Each approach is mathematically valid, yet each approach yields different answers for seemingly the same problem! This is a particularly problematic result because it seems like we don’t have a consistent method of defining an uninformative prior. The paradox lies in the invocation of the principle of indifference. We use the principle of indifference in how we “randomly” select the chord. However, this is an inappropriate use of the principle of indifference since we are not using the same method of randomly selecting the chord. When we use different methods of randomly selecting the chord, we are essentially creating distinct problems. Thus, the Bertrand paradox does not have a unique solution. Since there are several approaches to solving the problem and since there is no reason to prefer one approach over another, there is no well-defined solution to Bertrand’s paradox as it is currently stated. However, Bertrand’s paradox will have a unique solution if the method of randomly selecting chords is specified.

Bertrand simulations

Figures 4, 5, and 6 (left to right): randomly generated chords using random endpoints, radius, and midpoint methods, respectively

To better illustrate how each approach creates a distinct problem, I wrote a Python script that generates chords according to the method outlined in each of the three approaches.

By inspection, one can notice that the approaches differ slightly in their distributions of chords. For example, the density of chords near the center of the circle in Figure 6 is significantly lower than in Figure 4 and 5. It now becomes clear that each approach is solving a different problem because the distribution of chords is clearly different between approaches. The reason Bertrand’s paradox appears paradoxical at first is that we assume contradictory probability distributions for our chords. For example, in approach 1, we claim that we are selecting endpoints uniformly distributed along the circumference of the circle, but this method of selecting chords implies a non-uniform distribution for the other two methods of randomly selecting chords. It’s almost as if we are measuring the width of a poster and getting the three results 36 inches, 3 feet, and 1 yard, and exclaiming, “why the hell am I getting 3 different results for the same object?! How can the answer be 36, 3, and 1 at the same time?!” The confusion lies in the fact that we are comparing measurements in different units. If we want to make reasonable comparisons between the three approaches to solving Bertrand’s paradox, we need to convert the “units of approach #1” into the units of the other approaches (a form of normalization, if you will).

Conclusion

Thus, we have shown that the Bertrand paradox does not jeopardize the principle of indifference. Instead, it shows us that we need to be especially careful while formulating probability problems, especially problems where the relevant variables are continuous. If the problem is not well-defined, then we can devise multiple solutions to the problem that result in different, contradictory answers!

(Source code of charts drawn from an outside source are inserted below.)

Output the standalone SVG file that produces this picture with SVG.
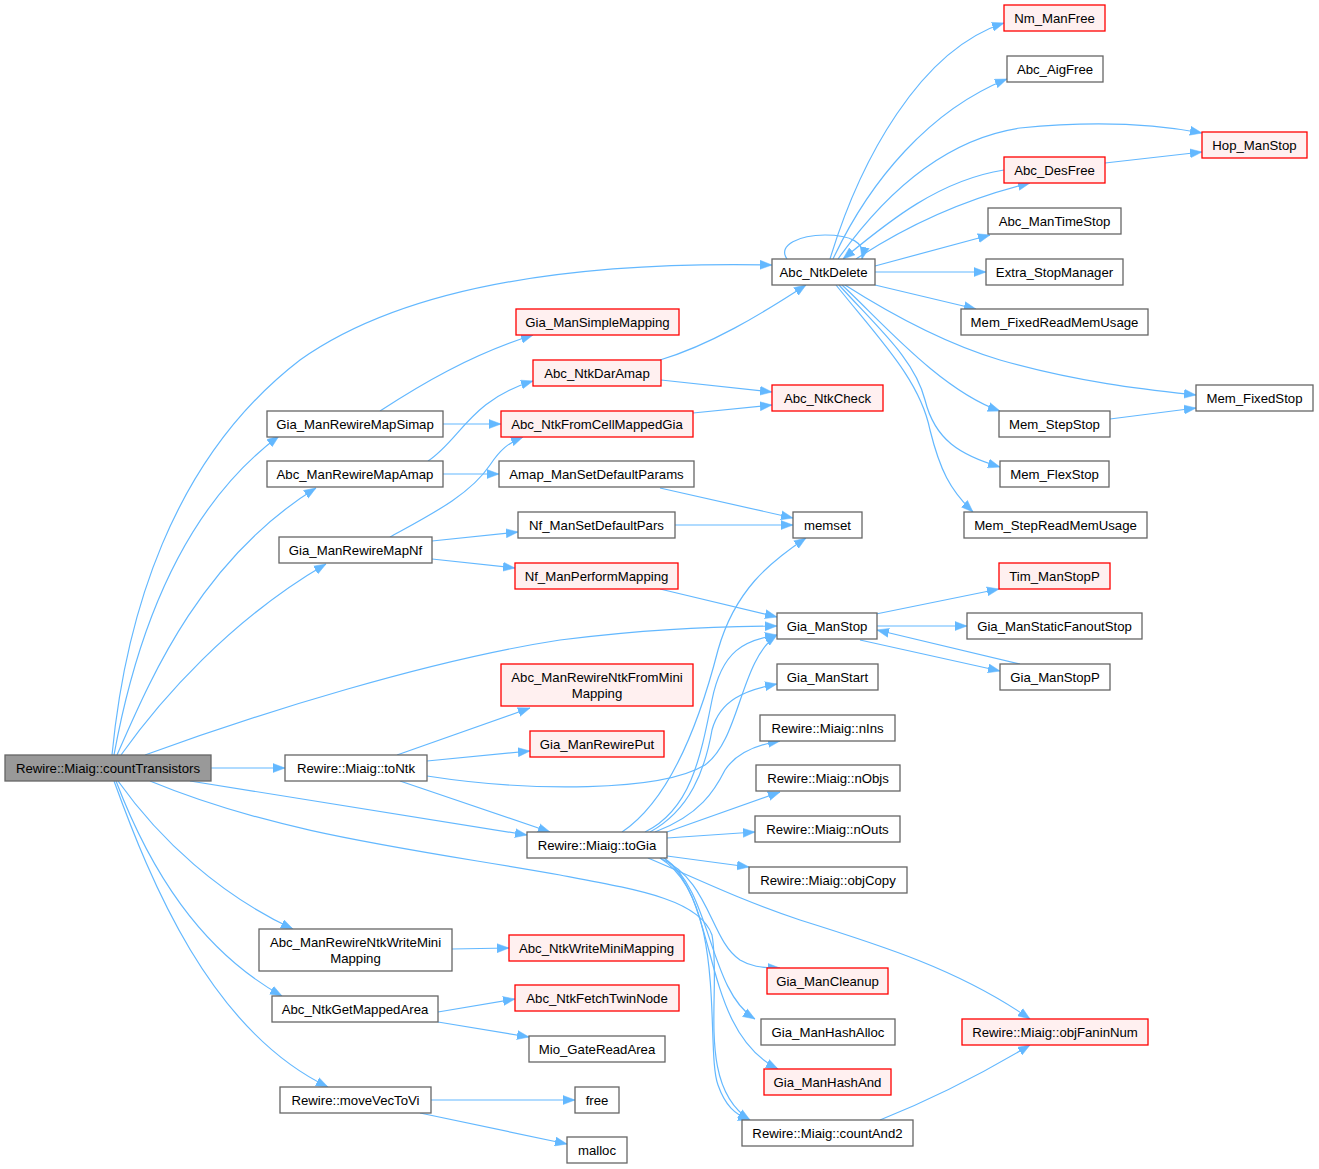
<svg xmlns="http://www.w3.org/2000/svg" width="1319" height="1169" viewBox="0 0 1319 1169">
<style>
.n rect{fill:#ffffff;stroke:#666666;stroke-width:1.3}
.r rect{fill:#fff0f0;stroke:#ff0000;stroke-width:1.3}
.root rect{fill:#999999;stroke:#666666;stroke-width:1.3}
text{font-family:"Liberation Sans",Arial,sans-serif;font-size:13.2px;fill:#000;text-anchor:middle}
.e path{fill:none;stroke:#63b8ff;stroke-width:1.2;marker-end:url(#a)}
</style>
<defs>
<marker id="a" viewBox="0 0 12 10" refX="12" refY="5" markerWidth="12" markerHeight="10" markerUnits="userSpaceOnUse" orient="auto">
<path d="M0,0.5 L12,5 L0,9.5 z" fill="#63b8ff" stroke="#63b8ff" stroke-width="0.5"/>
</marker>
</defs>
<rect width="1319" height="1169" fill="#ffffff"/>
<g class="e" id="edges">
<path d="M112,755 C125,620 170,460 300,360 C420,275 620,262 772,265"/>
<path d="M114,755 C135,640 180,510 279,436"/>
<path d="M117,755 C150,680 200,560 316,488"/>
<path d="M121,755 C160,700 230,620 326,564"/>
<path d="M145,755 C260,713 430,660 560,640 C640,630 700,627 777,626"/>
<path d="M211,768 L285,768"/>
<path d="M190,781 L527,835"/>
<path d="M150,781 C280,835 420,850 560,875 C640,890 700,900 712,935 C722,990 695,1085 750,1120"/>
<path d="M118,781 C160,840 220,895 293,929"/>
<path d="M116,781 C150,870 200,950 282,996"/>
<path d="M114,781 C150,880 210,1030 328,1087"/>
<path d="M380,411 C420,385 470,355 533,335"/>
<path d="M443,424 L501,424"/>
<path d="M428,461 C460,440 470,400 533,381"/>
<path d="M443,474 L499,474"/>
<path d="M390,537 C430,515 470,495 490,465 C500,450 508,443 523,437"/>
<path d="M432,541 L518,532"/>
<path d="M432,559 L515,568"/>
<path d="M660,360 C710,345 760,315 806,285"/>
<path d="M661,380 L772,392"/>
<path d="M693,413 L772,405"/>
<path d="M660,488 L793,518"/>
<path d="M675,525 L793,525"/>
<path d="M660,589 L777,617"/>
<path d="M397,755 L530,708"/>
<path d="M427,761 L530,751"/>
<path d="M427,776 C530,792 660,792 705,765 C740,740 740,660 777,635"/>
<path d="M400,781 L550,832"/>
<path d="M622,832 C670,800 700,720 718,650 C735,590 770,562 806,538"/>
<path d="M645,832 C690,810 700,760 712,700 C722,650 745,640 777,635"/>
<path d="M650,832 C690,810 705,770 712,730 C720,700 745,690 777,684"/>
<path d="M655,832 C700,815 715,790 725,770 C735,755 755,745 780,741"/>
<path d="M667,832 L780,792"/>
<path d="M667,838 L755,832"/>
<path d="M667,856 L749,867"/>
<path d="M660,858 C710,880 710,940 740,960 C750,966 760,968 780,968"/>
<path d="M664,858 C712,890 708,990 755,1019"/>
<path d="M664,858 C720,900 700,1030 778,1069"/>
<path d="M660,858 C728,900 705,1050 718,1085 C725,1105 735,1115 750,1120"/>
<path d="M648,858 C700,880 740,900 800,920 C880,945 960,970 1030,1019"/>
<path d="M876,614 L999,589"/>
<path d="M877,626 L967,626"/>
<path d="M860,640 L1000,671"/>
<path d="M1020,664 L877,630"/>
<path d="M880,1120 C930,1100 980,1075 1030,1045"/>
<path d="M787,259 C777,245 800,235 825,235 C850,235 866,242 862,259"/>
<path d="M830,259 C860,160 920,50 1004,23"/>
<path d="M833,259 C870,180 930,110 1007,79"/>
<path d="M838,259 C880,200 940,140 1020,128 C1100,120 1160,125 1202,133"/>
<path d="M1004,170 C940,180 890,220 843,259"/>
<path d="M856,259 C900,230 960,200 1030,183"/>
<path d="M1105,163 L1202,152"/>
<path d="M875,266 L990,235"/>
<path d="M875,272 L986,272"/>
<path d="M875,285 L976,309"/>
<path d="M845,285 C900,320 950,345 1000,360 C1080,383 1150,390 1196,395"/>
<path d="M842,285 C880,320 940,390 1000,411"/>
<path d="M839,285 C880,330 915,360 925,400 C935,440 960,455 1000,467"/>
<path d="M836,285 C880,340 920,380 930,430 C940,470 950,490 973,512"/>
<path d="M1110,419 L1196,408"/>
<path d="M438,1012 L515,999"/>
<path d="M438,1022 L529,1037"/>
<path d="M452,949 L509,948"/>
<path d="M431,1100 L575,1100"/>
<path d="M420,1113 L567,1144"/>
</g>
<g id="n0" class="root"><rect x="5" y="755" width="206" height="26"/><text x="108" y="772.5">Rewire::Miaig::countTransistors</text></g>
<g id="n1" class="n"><rect x="267" y="411" width="176" height="26"/><text x="355" y="428.5">Gia_ManRewireMapSimap</text></g>
<g id="n2" class="n"><rect x="267" y="461" width="176" height="26"/><text x="355" y="478.5">Abc_ManRewireMapAmap</text></g>
<g id="n3" class="n"><rect x="279" y="537" width="153" height="26"/><text x="355.5" y="554.5">Gia_ManRewireMapNf</text></g>
<g id="n4" class="n"><rect x="285" y="755" width="142" height="26"/><text x="356" y="772.5">Rewire::Miaig::toNtk</text></g>
<g id="n5" class="n"><rect x="259" y="929" width="193" height="42"/><text x="355.5" y="946.5">Abc_ManRewireNtkWriteMini</text><text x="355.5" y="962.5">Mapping</text></g>
<g id="n6" class="n"><rect x="272" y="996" width="166" height="26"/><text x="355" y="1013.5">Abc_NtkGetMappedArea</text></g>
<g id="n7" class="n"><rect x="280" y="1087" width="151" height="26"/><text x="355.5" y="1104.5">Rewire::moveVecToVi</text></g>
<g id="n8" class="r"><rect x="516" y="309" width="163" height="26"/><text x="597.5" y="326.5">Gia_ManSimpleMapping</text></g>
<g id="n9" class="r"><rect x="533" y="360" width="128" height="26"/><text x="597" y="377.5">Abc_NtkDarAmap</text></g>
<g id="n10" class="r"><rect x="501" y="411" width="192" height="26"/><text x="597" y="428.5">Abc_NtkFromCellMappedGia</text></g>
<g id="n11" class="n"><rect x="499" y="461" width="195" height="26"/><text x="596.5" y="478.5">Amap_ManSetDefaultParams</text></g>
<g id="n12" class="n"><rect x="518" y="512" width="157" height="26"/><text x="596.5" y="529.5">Nf_ManSetDefaultPars</text></g>
<g id="n13" class="r"><rect x="515" y="563" width="163" height="26"/><text x="596.5" y="580.5">Nf_ManPerformMapping</text></g>
<g id="n14" class="r"><rect x="501" y="664" width="192" height="42"/><text x="597" y="681.5">Abc_ManRewireNtkFromMini</text><text x="597" y="697.5">Mapping</text></g>
<g id="n15" class="r"><rect x="530" y="731" width="134" height="26"/><text x="597" y="748.5">Gia_ManRewirePut</text></g>
<g id="n16" class="n"><rect x="527" y="832" width="140" height="26"/><text x="597" y="849.5">Rewire::Miaig::toGia</text></g>
<g id="n17" class="r"><rect x="509" y="935" width="175" height="26"/><text x="596.5" y="952.5">Abc_NtkWriteMiniMapping</text></g>
<g id="n18" class="r"><rect x="515" y="985" width="164" height="26"/><text x="597" y="1002.5">Abc_NtkFetchTwinNode</text></g>
<g id="n19" class="n"><rect x="529" y="1036" width="136" height="26"/><text x="597" y="1053.5">Mio_GateReadArea</text></g>
<g id="n20" class="n"><rect x="575" y="1087" width="44" height="26"/><text x="597" y="1104.5">free</text></g>
<g id="n21" class="n"><rect x="567" y="1137" width="60" height="26"/><text x="597" y="1154.5">malloc</text></g>
<g id="n22" class="n"><rect x="772" y="259" width="103" height="26"/><text x="823.5" y="276.5">Abc_NtkDelete</text></g>
<g id="n23" class="r"><rect x="772" y="385" width="111" height="26"/><text x="827.5" y="402.5">Abc_NtkCheck</text></g>
<g id="n24" class="n"><rect x="793" y="512" width="69" height="26"/><text x="827.5" y="529.5">memset</text></g>
<g id="n25" class="n"><rect x="777" y="613" width="100" height="26"/><text x="827" y="630.5">Gia_ManStop</text></g>
<g id="n26" class="n"><rect x="777" y="664" width="101" height="26"/><text x="827.5" y="681.5">Gia_ManStart</text></g>
<g id="n27" class="n"><rect x="760" y="715" width="135" height="26"/><text x="827.5" y="732.5">Rewire::Miaig::nIns</text></g>
<g id="n28" class="n"><rect x="756" y="765" width="144" height="26"/><text x="828" y="782.5">Rewire::Miaig::nObjs</text></g>
<g id="n29" class="n"><rect x="755" y="816" width="145" height="26"/><text x="827.5" y="833.5">Rewire::Miaig::nOuts</text></g>
<g id="n30" class="n"><rect x="749" y="867" width="158" height="26"/><text x="828" y="884.5">Rewire::Miaig::objCopy</text></g>
<g id="n31" class="r"><rect x="767" y="968" width="121" height="26"/><text x="827.5" y="985.5">Gia_ManCleanup</text></g>
<g id="n32" class="n"><rect x="761" y="1019" width="134" height="26"/><text x="828" y="1036.5">Gia_ManHashAlloc</text></g>
<g id="n33" class="r"><rect x="764" y="1069" width="127" height="26"/><text x="827.5" y="1086.5">Gia_ManHashAnd</text></g>
<g id="n34" class="n"><rect x="742" y="1120" width="171" height="26"/><text x="827.5" y="1137.5">Rewire::Miaig::countAnd2</text></g>
<g id="n35" class="r"><rect x="1004" y="5" width="101" height="26"/><text x="1054.5" y="22.5">Nm_ManFree</text></g>
<g id="n36" class="n"><rect x="1007" y="56" width="96" height="26"/><text x="1055" y="73.5">Abc_AigFree</text></g>
<g id="n37" class="r"><rect x="1004" y="157" width="101" height="26"/><text x="1054.5" y="174.5">Abc_DesFree</text></g>
<g id="n38" class="n"><rect x="988" y="208" width="133" height="26"/><text x="1054.5" y="225.5">Abc_ManTimeStop</text></g>
<g id="n39" class="n"><rect x="986" y="259" width="137" height="26"/><text x="1054.5" y="276.5">Extra_StopManager</text></g>
<g id="n40" class="n"><rect x="961" y="309" width="187" height="26"/><text x="1054.5" y="326.5">Mem_FixedReadMemUsage</text></g>
<g id="n41" class="n"><rect x="999" y="411" width="111" height="26"/><text x="1054.5" y="428.5">Mem_StepStop</text></g>
<g id="n42" class="n"><rect x="1000" y="461" width="109" height="26"/><text x="1054.5" y="478.5">Mem_FlexStop</text></g>
<g id="n43" class="n"><rect x="964" y="512" width="183" height="26"/><text x="1055.5" y="529.5">Mem_StepReadMemUsage</text></g>
<g id="n44" class="r"><rect x="999" y="563" width="111" height="26"/><text x="1054.5" y="580.5">Tim_ManStopP</text></g>
<g id="n45" class="n"><rect x="967" y="613" width="175" height="26"/><text x="1054.5" y="630.5">Gia_ManStaticFanoutStop</text></g>
<g id="n46" class="n"><rect x="1000" y="664" width="110" height="26"/><text x="1055" y="681.5">Gia_ManStopP</text></g>
<g id="n47" class="r"><rect x="962" y="1019" width="186" height="26"/><text x="1055" y="1036.5">Rewire::Miaig::objFaninNum</text></g>
<g id="n48" class="r"><rect x="1202" y="132" width="105" height="26"/><text x="1254.5" y="149.5">Hop_ManStop</text></g>
<g id="n49" class="n"><rect x="1196" y="385" width="117" height="26"/><text x="1254.5" y="402.5">Mem_FixedStop</text></g>
</svg>
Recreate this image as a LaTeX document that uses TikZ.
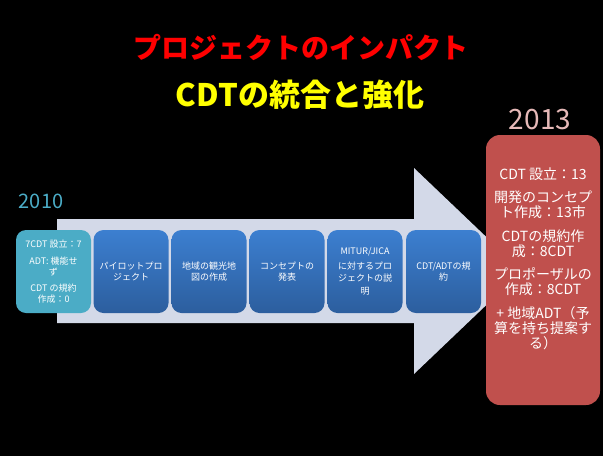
\documentclass[tikz,border=0pt]{standalone}
\usepackage{fontspec}
\setmainfont{Noto Sans CJK JP}
\definecolor{arrowfill}{RGB}{211,217,232}
\definecolor{tealbox}{RGB}{75,172,198}
\definecolor{bluetop}{RGB}{60,127,208}
\definecolor{bluebot}{RGB}{44,94,158}
\definecolor{redbox}{RGB}{192,80,77}
\definecolor{pinkyear}{RGB}{230,185,184}
\definecolor{tealyear}{RGB}{75,172,198}
\definecolor{titlered}{RGB}{255,0,0}
\definecolor{titleyellow}{RGB}{255,255,0}
\begin{document}
\begin{tikzpicture}[x=1pt,y=-1pt,
  stepbox/.style={rounded corners=10pt, minimum width=75pt, minimum height=83pt,
    inner sep=1pt, text=white, align=center, font=\fontsize{9}{11.5}\selectfont},
  bluebox/.style={stepbox, top color=bluetop, bottom color=bluebot, draw=none},
  firstbox/.style={stepbox, fill=tealbox, font=\fontsize{9}{10.5}\selectfont},
  yeartext/.style={inner sep=0pt, anchor=center}
]
\fill[black] (0,0) rectangle (603,456);
\useasboundingbox (0,0) rectangle (603,456);

% titles
\node[yeartext, text=titlered, font=\fontsize{28}{30}\selectfont\bfseries] (title1) at (301,47) {プロジェクトのインパクト};
\node[yeartext, text=titleyellow, font=\fontsize{31}{33}\selectfont\bfseries] (title2) at (300,95) {CDTの統合と強化};

% big arrow
\fill[arrowfill] (57,219) -- (414,219) -- (414,168) -- (522,271) -- (414,374) -- (414,323) -- (57,323) -- cycle;

% years
\node[yeartext, text=tealyear, font=\fontsize{20}{22}\selectfont] (y2010) at (41,201) {2010};
\node[yeartext, text=pinkyear, font=\fontsize{28}{30}\selectfont] (y2013) at (540,120) {2013};

% steps
\node[firstbox] (s1) at (53.5,271.5) {7CDT 設立：7\\[7pt] ADT: 機能せ\\ず\\[6pt] CDT の規約\\作成：0};
\node[bluebox] (s2) at (131,271.5) {パイロットプロ\\ジェクト};
\node[bluebox] (s3) at (209,271.5) {地域の観光地\\図の作成};
\node[bluebox] (s4) at (287,271.5) {コンセプトの\\発表};
\node[bluebox, font=\fontsize{9}{12.8}\selectfont] (s5) at (365,271.5) {MITUR/JICA\\[1.5pt] に対するプロ\\ジェクトの説\\明};
\node[bluebox] (s6) at (443.5,271.5) {CDT/ADTの規\\約};

% result box
\node[fill=redbox, rounded corners=14pt, minimum width=114pt, minimum height=270pt, inner sep=0pt] (res) at (543,270) {};
\node[text=white, align=center, inner sep=0pt, anchor=north, font=\fontsize{14}{15}\selectfont] (restext) at (543,167.5)
  {CDT 設立：13\\[8.5pt] 開発のコンセプ\\ト作成：13市\\[8.5pt] CDTの規約作\\成：8CDT\\[8.5pt] プロポーザルの\\作成：8CDT\\[8.5pt] + 地域ADT（予\\算を持ち提案す\\る）};
\end{tikzpicture}
\end{document}
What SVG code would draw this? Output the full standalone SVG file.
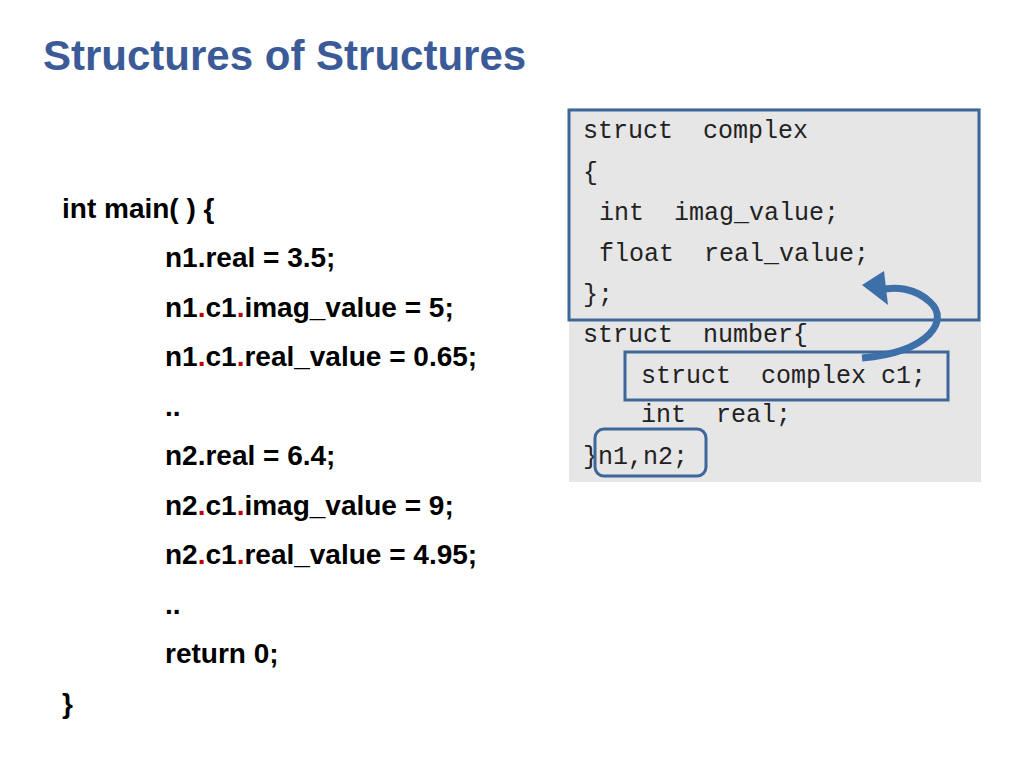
<svg xmlns="http://www.w3.org/2000/svg" width="1024" height="768" viewBox="0 0 1024 768">
<style>
.t{font-family:"Liberation Sans",Arial,sans-serif;font-weight:bold;font-size:28px;fill:#000}
.r{fill:#c00000}
.m{font-family:"Liberation Mono","DejaVu Sans Mono",monospace;font-size:25px;fill:#222}
.b{fill:none;stroke:#3d6699;stroke-width:3}
</style>
<rect width="1024" height="768" fill="#fff"/>
<text x="43" y="70" font-family="Liberation Sans,Arial,sans-serif" font-weight="bold" font-size="42" fill="#3a5a98">Structures of Structures</text>
<g id="code">
<text class="t" x="62" y="218">int main( ) {</text>
<text class="t" x="165" y="267">n1.real = 3.5;</text>
<text class="t" x="165" y="317">n1<tspan class="r">.</tspan>c1<tspan class="r">.</tspan>imag_value = 5;</text>
<text class="t" x="165" y="366">n1<tspan class="r">.</tspan>c1<tspan class="r">.</tspan>real_value = 0.65;</text>
<text class="t" x="165" y="416">..</text>
<text class="t" x="165" y="465">n2.real = 6.4;</text>
<text class="t" x="165" y="515">n2<tspan class="r">.</tspan>c1<tspan class="r">.</tspan>imag_value = 9;</text>
<text class="t" x="165" y="564">n2<tspan class="r">.</tspan>c1<tspan class="r">.</tspan>real_value = 4.95;</text>
<text class="t" x="165" y="614">..</text>
<text class="t" x="165" y="663">return 0;</text>
<text class="t" x="62" y="713">}</text>
</g>
<g id="structs">
<rect x="569" y="108" width="412" height="374" fill="#e6e6e6"/>
<text class="m" x="583" y="138" xml:space="preserve">struct  complex</text>
<text class="m" x="583" y="180">{</text>
<text class="m" x="599" y="220" xml:space="preserve">int  imag_value;</text>
<text class="m" x="599" y="261" xml:space="preserve">float  real_value;</text>
<text class="m" x="583" y="302">};</text>
<text class="m" x="583" y="342" xml:space="preserve">struct  number{</text>
<text class="m" x="641" y="383" xml:space="preserve">struct  complex c1;</text>
<text class="m" x="641" y="422" xml:space="preserve">int  real;</text>
<text class="m" x="583" y="464">}n1,n2;</text>
<rect class="b" x="569" y="110" width="410" height="210"/>
<rect class="b" x="625" y="352" width="323" height="48"/>
<rect class="b" x="595" y="429" width="111" height="47" rx="9"/>
</g>
<g id="connectors">
<path d="M862,358 C930,352 950,320 930,302 C915,288 895,286 880,290" fill="none" stroke="#3d6fa8" stroke-width="7"/>
<polygon points="862,285 884,271 888,305" fill="#3d6fa8"/>
</g>
</svg>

If you’re interested in learning about other Bertrand-like paradoxes, try solving the wine/water paradox:

A mixture is known to contain a mix of wine and water in proportions such that the amount of wine divided by the amount of water is a ratio \(x\) lying in the interval \(\frac{1}{3} \leq x \leq 3\) (i.e. 25-75% wine). We seek the probability, \(P^{\ast }\) say, that \(x \leq 2\) (i.e. less than or equal to 66%.)